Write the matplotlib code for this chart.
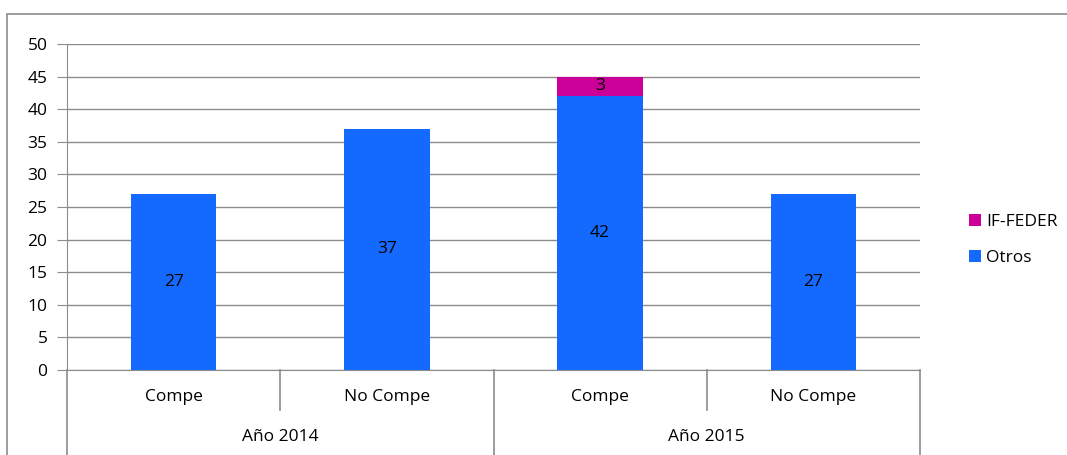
import matplotlib.pyplot as plt
from matplotlib.patches import Rectangle
import numpy as np

plt.rcParams["font.family"] = ["Open Sans", "DejaVu Sans"]

years = ["Año 2014", "Año 2015"]
groups = ["Compe", "No Compe", "Compe", "No Compe"]
otros = [27, 37, 42, 27]
if_feder = [0, 0, 3, 0]

BLUE = "#1469FF"
MAGENTA = "#CC0099"
GRID = "#8c8c8c"
FS = 12.5

W, H = 1067, 455
fig = plt.figure(figsize=(W / 100, H / 100), dpi=100)
ax = fig.add_axes([67 / W, (H - 370) / H, 853 / W, 326 / H])

x = np.arange(len(groups))
ax.bar(x, otros, width=0.4, color=BLUE, zorder=3, label="Otros")
ax.bar(x, if_feder, width=0.4, bottom=otros, color=MAGENTA, zorder=3, label="IF-FEDER")

for i, v in enumerate(otros):
    ax.text(i, v / 2, str(v), ha="center", va="center", fontsize=FS, zorder=4)
for i, v in enumerate(if_feder):
    if v:
        ax.text(i, otros[i] + v / 2, str(v), ha="center", va="center", fontsize=FS, zorder=4)

ax.set_xlim(-0.5, len(groups) - 0.5)
ax.set_ylim(0, 50)
ax.set_yticks(range(0, 51, 5))
ax.yaxis.grid(True, color=GRID, linewidth=1)
ax.set_axisbelow(True)
for s in ["top", "right"]:
    ax.spines[s].set_visible(False)
ax.spines["left"].set_color(GRID)
ax.spines["bottom"].set_color(GRID)
ax.tick_params(axis="y", length=7, color=GRID, labelsize=FS, pad=7)
ax.set_xticks([])

# two-level category axis
trans = ax.get_xaxis_transform()
for i, g in enumerate(groups):
    ax.text(i, -0.082, g, transform=trans, ha="center", va="center", fontsize=FS)
for j, yr in enumerate(years):
    ax.text(2 * j + 0.5, -0.207, yr, transform=trans, ha="center", va="center", fontsize=FS)
for b in np.arange(-0.5, len(groups), 1):
    low = -0.26 if b in (-0.5, 1.5, 3.5) else -0.123
    ax.plot([b, b], [0, low], transform=trans, color=GRID, linewidth=1.2, clip_on=False)

# legend
handles, labels = ax.get_legend_handles_labels()
fig.legend(handles[::-1], labels[::-1], loc="center left",
           bbox_to_anchor=(953 / W, (H - 240) / H), frameon=False,
           handlelength=0.7, handleheight=0.7, handletextpad=0.3,
           labelspacing=1.1, fontsize=FS)

# outer chart border (open on right and bottom)
fig.add_artist(Rectangle((7 / W, -0.1), 1.0, (H - 14) / H + 0.1,
                         transform=fig.transFigure, fill=False,
                         edgecolor=GRID, linewidth=1.2))

fig.savefig("out.png", dpi=100)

(Instructions to follow):
Omit any images, then output the listing exactly.

(Full answer):
Write the matplotlib code for this chart.
import matplotlib.pyplot as plt
from matplotlib.patches import Rectangle
import numpy as np

plt.rcParams["font.family"] = ["Open Sans", "DejaVu Sans"]

years = ["Año 2014", "Año 2015"]
groups = ["Compe", "No Compe", "Compe", "No Compe"]
otros = [27, 37, 42, 27]
if_feder = [0, 0, 3, 0]

BLUE = "#1469FF"
MAGENTA = "#CC0099"
GRID = "#8c8c8c"
FS = 12.5

W, H = 1067, 455
fig = plt.figure(figsize=(W / 100, H / 100), dpi=100)
ax = fig.add_axes([67 / W, (H - 370) / H, 853 / W, 326 / H])

x = np.arange(len(groups))
ax.bar(x, otros, width=0.4, color=BLUE, zorder=3, label="Otros")
ax.bar(x, if_feder, width=0.4, bottom=otros, color=MAGENTA, zorder=3, label="IF-FEDER")

for i, v in enumerate(otros):
    ax.text(i, v / 2, str(v), ha="center", va="center", fontsize=FS, zorder=4)
for i, v in enumerate(if_feder):
    if v:
        ax.text(i, otros[i] + v / 2, str(v), ha="center", va="center", fontsize=FS, zorder=4)

ax.set_xlim(-0.5, len(groups) - 0.5)
ax.set_ylim(0, 50)
ax.set_yticks(range(0, 51, 5))
ax.yaxis.grid(True, color=GRID, linewidth=1)
ax.set_axisbelow(True)
for s in ["top", "right"]:
    ax.spines[s].set_visible(False)
ax.spines["left"].set_color(GRID)
ax.spines["bottom"].set_color(GRID)
ax.tick_params(axis="y", length=7, color=GRID, labelsize=FS, pad=7)
ax.set_xticks([])

# two-level category axis
trans = ax.get_xaxis_transform()
for i, g in enumerate(groups):
    ax.text(i, -0.082, g, transform=trans, ha="center", va="center", fontsize=FS)
for j, yr in enumerate(years):
    ax.text(2 * j + 0.5, -0.207, yr, transform=trans, ha="center", va="center", fontsize=FS)
for b in np.arange(-0.5, len(groups), 1):
    low = -0.26 if b in (-0.5, 1.5, 3.5) else -0.123
    ax.plot([b, b], [0, low], transform=trans, color=GRID, linewidth=1.2, clip_on=False)

# legend
handles, labels = ax.get_legend_handles_labels()
fig.legend(handles[::-1], labels[::-1], loc="center left",
           bbox_to_anchor=(953 / W, (H - 240) / H), frameon=False,
           handlelength=0.7, handleheight=0.7, handletextpad=0.3,
           labelspacing=1.1, fontsize=FS)

# outer chart border (open on right and bottom)
fig.add_artist(Rectangle((7 / W, -0.1), 1.0, (H - 14) / H + 0.1,
                         transform=fig.transFigure, fill=False,
                         edgecolor=GRID, linewidth=1.2))

fig.savefig("out.png", dpi=100)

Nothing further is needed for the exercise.